The Mars Volta



    What a disappointment the Mars Volta is turning out to be. The band’s ambitious full-length debut, 2003’s De-Loused in the Comatorium, fused a range of disparate influences into an all-too-rare combination of brains, balls, talent, direction and originality. The band has been spinning its wheels ever since. It has become increasingly clear how large a role De-Loused producer Rick Rubin played in crafting that epic. With last year’s Frances the Mute and now Amputechture, both produced by the band’s virtuoso guitarist Omar Rodriguez-Lopez, this band that once seemed so vital has regressed into self-parody.

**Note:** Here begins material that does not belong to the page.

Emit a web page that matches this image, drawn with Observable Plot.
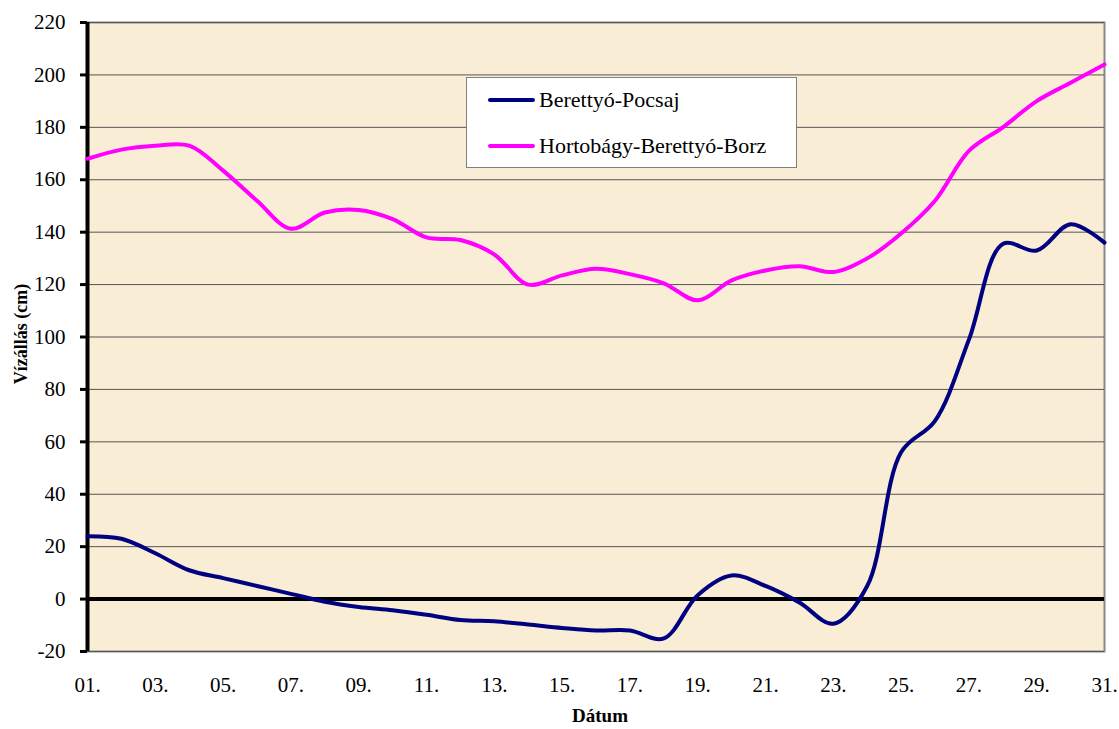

    The album’s relative highlight, the seventeen-minute “Tetragrammation,” begins with an interesting Mahavishnu Orchestra-style riff before returning to the same styles Rodriguez-Lopez has employed countless times on the earlier efforts. The track is peculiarly unfocused, jumping into totally different sections, several of which showcase the band’s ability to create some of the most pummeling grooves in rock, before ending abruptly to explore a different direction.

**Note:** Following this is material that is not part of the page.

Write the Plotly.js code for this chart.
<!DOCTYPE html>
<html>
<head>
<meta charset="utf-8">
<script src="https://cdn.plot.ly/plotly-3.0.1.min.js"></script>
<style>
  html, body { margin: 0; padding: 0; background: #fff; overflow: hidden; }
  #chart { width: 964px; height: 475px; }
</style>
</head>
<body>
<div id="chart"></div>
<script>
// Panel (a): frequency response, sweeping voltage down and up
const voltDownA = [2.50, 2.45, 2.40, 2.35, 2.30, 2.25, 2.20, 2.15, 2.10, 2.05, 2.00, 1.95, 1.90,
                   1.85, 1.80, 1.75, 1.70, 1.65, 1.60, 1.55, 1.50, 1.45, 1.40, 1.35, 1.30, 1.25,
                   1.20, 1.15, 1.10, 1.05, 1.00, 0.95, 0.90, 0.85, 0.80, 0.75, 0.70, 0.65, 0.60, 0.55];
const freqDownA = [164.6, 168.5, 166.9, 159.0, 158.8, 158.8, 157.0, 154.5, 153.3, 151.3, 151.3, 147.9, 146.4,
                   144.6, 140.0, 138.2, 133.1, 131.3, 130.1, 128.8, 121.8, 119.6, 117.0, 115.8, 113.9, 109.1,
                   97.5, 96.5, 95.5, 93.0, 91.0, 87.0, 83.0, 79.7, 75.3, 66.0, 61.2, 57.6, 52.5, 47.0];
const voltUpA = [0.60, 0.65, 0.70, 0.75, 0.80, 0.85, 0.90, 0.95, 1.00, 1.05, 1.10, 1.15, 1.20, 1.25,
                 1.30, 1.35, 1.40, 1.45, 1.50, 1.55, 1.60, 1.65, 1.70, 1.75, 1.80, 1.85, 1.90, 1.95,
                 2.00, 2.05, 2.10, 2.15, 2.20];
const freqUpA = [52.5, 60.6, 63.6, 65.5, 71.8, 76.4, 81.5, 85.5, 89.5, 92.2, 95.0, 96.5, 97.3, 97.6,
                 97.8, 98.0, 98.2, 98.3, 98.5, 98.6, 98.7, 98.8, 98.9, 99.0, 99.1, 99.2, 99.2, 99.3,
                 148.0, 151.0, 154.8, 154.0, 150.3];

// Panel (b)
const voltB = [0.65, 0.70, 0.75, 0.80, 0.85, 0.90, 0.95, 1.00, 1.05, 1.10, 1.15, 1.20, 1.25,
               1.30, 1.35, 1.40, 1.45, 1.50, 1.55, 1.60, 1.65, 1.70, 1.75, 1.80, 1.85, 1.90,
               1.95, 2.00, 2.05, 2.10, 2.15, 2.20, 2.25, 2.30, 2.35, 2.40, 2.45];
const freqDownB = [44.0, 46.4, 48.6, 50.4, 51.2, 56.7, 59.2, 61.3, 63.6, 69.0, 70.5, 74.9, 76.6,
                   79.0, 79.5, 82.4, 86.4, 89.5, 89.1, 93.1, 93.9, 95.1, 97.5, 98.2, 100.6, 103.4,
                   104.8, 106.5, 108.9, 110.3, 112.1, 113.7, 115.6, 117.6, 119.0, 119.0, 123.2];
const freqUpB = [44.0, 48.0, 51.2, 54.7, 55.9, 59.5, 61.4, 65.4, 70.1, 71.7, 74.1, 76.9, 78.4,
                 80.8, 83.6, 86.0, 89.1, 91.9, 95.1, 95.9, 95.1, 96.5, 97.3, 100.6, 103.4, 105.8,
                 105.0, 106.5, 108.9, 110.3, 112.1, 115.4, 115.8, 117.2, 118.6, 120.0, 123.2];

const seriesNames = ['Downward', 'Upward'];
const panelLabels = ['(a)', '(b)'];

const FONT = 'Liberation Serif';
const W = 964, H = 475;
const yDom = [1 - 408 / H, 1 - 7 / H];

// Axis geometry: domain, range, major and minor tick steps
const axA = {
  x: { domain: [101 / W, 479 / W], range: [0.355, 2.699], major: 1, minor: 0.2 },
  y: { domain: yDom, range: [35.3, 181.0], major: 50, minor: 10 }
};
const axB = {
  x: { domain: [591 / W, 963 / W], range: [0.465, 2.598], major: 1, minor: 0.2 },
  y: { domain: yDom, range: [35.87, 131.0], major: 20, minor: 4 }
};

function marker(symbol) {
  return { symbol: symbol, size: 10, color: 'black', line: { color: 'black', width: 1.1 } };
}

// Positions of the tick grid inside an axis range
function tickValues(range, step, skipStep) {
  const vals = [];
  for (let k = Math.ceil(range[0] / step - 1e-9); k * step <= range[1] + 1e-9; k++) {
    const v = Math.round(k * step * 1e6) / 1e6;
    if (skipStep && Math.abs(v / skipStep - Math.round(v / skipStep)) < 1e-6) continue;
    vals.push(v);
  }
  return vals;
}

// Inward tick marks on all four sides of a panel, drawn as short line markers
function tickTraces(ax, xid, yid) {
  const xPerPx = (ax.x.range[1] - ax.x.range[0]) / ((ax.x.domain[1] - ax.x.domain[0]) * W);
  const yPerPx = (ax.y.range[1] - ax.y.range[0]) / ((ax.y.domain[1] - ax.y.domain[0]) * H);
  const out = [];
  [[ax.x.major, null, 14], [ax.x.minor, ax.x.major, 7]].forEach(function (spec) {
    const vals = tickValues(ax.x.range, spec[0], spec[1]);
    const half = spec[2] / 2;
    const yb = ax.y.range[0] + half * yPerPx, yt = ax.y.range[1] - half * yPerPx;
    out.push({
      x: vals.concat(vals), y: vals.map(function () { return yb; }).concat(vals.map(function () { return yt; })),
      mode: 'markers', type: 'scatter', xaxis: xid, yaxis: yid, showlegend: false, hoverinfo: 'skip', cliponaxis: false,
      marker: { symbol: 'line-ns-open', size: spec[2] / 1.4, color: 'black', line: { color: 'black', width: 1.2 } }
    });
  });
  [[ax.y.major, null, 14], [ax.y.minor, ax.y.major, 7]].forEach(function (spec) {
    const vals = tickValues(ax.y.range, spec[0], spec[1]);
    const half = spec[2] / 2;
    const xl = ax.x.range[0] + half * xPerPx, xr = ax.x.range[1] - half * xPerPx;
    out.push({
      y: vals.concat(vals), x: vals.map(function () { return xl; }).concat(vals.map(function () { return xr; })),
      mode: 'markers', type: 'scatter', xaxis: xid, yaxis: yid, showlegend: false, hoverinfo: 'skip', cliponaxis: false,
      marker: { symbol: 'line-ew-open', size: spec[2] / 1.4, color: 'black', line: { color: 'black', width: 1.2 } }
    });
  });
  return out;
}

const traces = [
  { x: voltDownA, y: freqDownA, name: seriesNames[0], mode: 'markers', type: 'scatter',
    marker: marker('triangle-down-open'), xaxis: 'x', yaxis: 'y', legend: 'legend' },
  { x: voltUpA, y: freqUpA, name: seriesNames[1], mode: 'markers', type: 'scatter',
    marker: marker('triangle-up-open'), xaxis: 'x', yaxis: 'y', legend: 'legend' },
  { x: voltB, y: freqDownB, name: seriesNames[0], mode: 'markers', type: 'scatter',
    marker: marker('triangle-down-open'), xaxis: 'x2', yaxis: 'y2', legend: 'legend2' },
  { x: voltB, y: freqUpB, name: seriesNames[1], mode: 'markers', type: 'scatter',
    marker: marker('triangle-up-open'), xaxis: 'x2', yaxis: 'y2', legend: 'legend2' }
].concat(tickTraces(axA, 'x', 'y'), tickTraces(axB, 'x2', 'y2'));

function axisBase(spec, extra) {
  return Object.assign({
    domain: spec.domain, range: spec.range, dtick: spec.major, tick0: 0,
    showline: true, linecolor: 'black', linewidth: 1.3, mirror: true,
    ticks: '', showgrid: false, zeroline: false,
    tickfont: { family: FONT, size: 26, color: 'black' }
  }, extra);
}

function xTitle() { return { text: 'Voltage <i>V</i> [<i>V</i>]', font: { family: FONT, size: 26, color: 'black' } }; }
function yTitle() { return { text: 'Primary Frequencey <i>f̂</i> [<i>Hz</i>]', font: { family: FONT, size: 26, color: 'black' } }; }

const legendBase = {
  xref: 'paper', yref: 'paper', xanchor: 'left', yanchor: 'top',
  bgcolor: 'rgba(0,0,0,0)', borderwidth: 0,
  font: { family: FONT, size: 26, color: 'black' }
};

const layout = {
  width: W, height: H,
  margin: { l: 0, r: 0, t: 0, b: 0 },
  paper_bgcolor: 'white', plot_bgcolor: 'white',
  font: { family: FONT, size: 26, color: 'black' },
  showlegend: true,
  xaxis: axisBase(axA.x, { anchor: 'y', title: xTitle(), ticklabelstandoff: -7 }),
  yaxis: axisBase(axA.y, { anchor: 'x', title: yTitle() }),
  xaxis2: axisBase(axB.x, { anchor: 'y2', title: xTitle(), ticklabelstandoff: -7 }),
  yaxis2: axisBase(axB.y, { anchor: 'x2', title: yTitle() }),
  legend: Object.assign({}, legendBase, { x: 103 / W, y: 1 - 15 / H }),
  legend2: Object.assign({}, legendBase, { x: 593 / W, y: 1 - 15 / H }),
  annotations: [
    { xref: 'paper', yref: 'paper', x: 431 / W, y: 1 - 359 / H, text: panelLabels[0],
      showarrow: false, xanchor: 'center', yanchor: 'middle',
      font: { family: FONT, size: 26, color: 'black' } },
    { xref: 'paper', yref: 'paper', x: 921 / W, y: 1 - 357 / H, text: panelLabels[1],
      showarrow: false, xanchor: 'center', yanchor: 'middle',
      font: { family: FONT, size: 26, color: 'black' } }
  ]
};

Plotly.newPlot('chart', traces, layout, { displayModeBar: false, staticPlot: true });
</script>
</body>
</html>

    Perhaps the seemingly arbitrary changes wouldn’t be so irritating if they weren’t cutting short the times where the band actually seems to be maturing. It’s boggling when a band with the patience for five-minute wispy ambient nothingness abandons its richest grooves and occasional staggeringly good guitar lines. The Mars Volta has become the hyperactive kid in the classroom, spacing out for extended periods of time then snapping to with insightful observations that so excite him he can’t finish one thought before moving on to the next.

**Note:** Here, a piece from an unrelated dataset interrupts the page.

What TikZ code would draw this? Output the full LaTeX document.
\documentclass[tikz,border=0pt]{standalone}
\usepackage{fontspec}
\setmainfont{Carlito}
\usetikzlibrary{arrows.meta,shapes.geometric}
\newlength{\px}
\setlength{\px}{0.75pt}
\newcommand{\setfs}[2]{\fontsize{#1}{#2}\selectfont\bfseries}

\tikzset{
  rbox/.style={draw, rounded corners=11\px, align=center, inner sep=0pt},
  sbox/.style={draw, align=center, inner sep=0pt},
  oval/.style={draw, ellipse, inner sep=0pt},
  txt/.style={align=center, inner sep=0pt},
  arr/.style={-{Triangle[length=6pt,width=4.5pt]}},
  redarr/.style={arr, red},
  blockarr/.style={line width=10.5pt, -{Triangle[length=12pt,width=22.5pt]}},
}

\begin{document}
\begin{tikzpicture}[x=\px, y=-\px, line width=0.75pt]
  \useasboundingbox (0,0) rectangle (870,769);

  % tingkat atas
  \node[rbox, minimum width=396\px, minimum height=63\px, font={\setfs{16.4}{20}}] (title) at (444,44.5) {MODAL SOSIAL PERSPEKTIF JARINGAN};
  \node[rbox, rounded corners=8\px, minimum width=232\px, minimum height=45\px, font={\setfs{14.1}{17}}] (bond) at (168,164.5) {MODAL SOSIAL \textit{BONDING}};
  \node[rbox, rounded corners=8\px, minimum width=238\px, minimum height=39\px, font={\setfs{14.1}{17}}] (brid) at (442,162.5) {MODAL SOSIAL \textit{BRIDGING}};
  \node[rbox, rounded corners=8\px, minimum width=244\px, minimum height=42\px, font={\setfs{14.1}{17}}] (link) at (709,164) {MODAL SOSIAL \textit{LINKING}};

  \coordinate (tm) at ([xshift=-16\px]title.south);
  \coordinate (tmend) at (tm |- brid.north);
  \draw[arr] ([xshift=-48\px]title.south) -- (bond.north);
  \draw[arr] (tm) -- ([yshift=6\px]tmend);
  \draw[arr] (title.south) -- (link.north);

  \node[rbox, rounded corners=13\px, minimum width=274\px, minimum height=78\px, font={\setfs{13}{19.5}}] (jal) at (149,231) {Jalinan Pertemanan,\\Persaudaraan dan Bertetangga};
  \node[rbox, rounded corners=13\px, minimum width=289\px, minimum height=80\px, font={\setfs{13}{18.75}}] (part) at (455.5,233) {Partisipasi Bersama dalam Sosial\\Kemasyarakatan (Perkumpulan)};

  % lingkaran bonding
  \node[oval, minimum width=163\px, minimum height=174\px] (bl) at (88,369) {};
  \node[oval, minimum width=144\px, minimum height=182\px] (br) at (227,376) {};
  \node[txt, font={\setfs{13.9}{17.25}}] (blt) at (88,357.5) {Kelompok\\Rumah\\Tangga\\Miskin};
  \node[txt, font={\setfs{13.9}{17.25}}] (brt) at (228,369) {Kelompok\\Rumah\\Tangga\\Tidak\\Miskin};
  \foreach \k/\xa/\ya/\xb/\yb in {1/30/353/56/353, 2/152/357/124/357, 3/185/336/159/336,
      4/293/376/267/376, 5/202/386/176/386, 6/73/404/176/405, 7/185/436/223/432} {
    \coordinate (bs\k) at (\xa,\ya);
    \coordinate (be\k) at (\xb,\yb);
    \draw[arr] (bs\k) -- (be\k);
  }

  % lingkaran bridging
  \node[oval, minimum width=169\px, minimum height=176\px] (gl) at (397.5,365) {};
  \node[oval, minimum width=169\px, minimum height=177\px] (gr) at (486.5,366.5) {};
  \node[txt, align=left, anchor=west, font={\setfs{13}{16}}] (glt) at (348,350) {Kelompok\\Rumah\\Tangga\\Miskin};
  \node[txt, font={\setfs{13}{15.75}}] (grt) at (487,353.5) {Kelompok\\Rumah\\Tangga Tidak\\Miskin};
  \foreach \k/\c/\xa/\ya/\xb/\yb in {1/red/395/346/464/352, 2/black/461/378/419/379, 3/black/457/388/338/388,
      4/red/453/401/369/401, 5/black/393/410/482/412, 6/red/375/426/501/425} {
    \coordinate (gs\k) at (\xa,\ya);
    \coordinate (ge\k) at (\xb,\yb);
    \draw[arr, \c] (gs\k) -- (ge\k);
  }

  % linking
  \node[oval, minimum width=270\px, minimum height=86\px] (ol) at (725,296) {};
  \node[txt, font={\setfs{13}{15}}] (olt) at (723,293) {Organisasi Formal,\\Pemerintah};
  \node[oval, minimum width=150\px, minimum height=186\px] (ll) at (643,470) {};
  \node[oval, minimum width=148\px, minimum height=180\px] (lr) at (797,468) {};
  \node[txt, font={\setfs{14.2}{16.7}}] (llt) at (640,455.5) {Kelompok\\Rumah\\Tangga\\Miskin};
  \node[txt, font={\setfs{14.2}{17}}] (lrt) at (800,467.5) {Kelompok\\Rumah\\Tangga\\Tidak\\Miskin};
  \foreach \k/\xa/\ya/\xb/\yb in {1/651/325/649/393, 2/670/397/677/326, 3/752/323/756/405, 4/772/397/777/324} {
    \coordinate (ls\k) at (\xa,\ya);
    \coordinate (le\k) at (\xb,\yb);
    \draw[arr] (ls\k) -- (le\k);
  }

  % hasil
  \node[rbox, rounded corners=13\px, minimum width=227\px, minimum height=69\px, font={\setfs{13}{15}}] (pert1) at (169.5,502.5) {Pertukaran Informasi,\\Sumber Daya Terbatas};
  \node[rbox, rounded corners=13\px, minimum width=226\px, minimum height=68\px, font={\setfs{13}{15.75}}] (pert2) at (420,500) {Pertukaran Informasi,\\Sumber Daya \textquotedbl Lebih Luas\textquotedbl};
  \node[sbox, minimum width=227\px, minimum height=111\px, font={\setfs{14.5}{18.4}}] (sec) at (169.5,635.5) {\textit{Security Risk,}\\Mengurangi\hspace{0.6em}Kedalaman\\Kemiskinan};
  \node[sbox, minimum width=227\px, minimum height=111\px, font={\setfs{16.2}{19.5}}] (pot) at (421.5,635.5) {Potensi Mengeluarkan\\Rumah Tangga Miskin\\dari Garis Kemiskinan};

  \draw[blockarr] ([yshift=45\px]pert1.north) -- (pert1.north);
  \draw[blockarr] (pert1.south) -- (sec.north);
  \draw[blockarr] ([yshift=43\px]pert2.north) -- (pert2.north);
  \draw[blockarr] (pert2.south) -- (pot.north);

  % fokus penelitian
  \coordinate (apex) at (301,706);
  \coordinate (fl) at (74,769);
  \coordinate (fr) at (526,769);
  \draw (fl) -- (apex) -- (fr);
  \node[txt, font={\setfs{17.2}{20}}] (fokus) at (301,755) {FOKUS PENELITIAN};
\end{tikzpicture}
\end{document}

    It’s sad to see a band that touts itself as experimental sounding like a watered-down, unfocused version of its younger self. Is the band’s signature style, showcased so brilliantly on its debut, all the Mars Volta is capable of? Has the artistic freedom earned by De-Loused‘s success ensnared it in a world of sycophants and blind loyalists, creating the unjustifiable hubris its shown since? With the band’s massive imagination, intelligence and musical talent, it’s difficult to witness self-indulgence smothering its progress. If it is ever to fully realize its potential, the Mars Volta needs the kind of snap-out-of-it slap that only a strong outside influence can provide. Anybody know Rick Rubin’s phone number?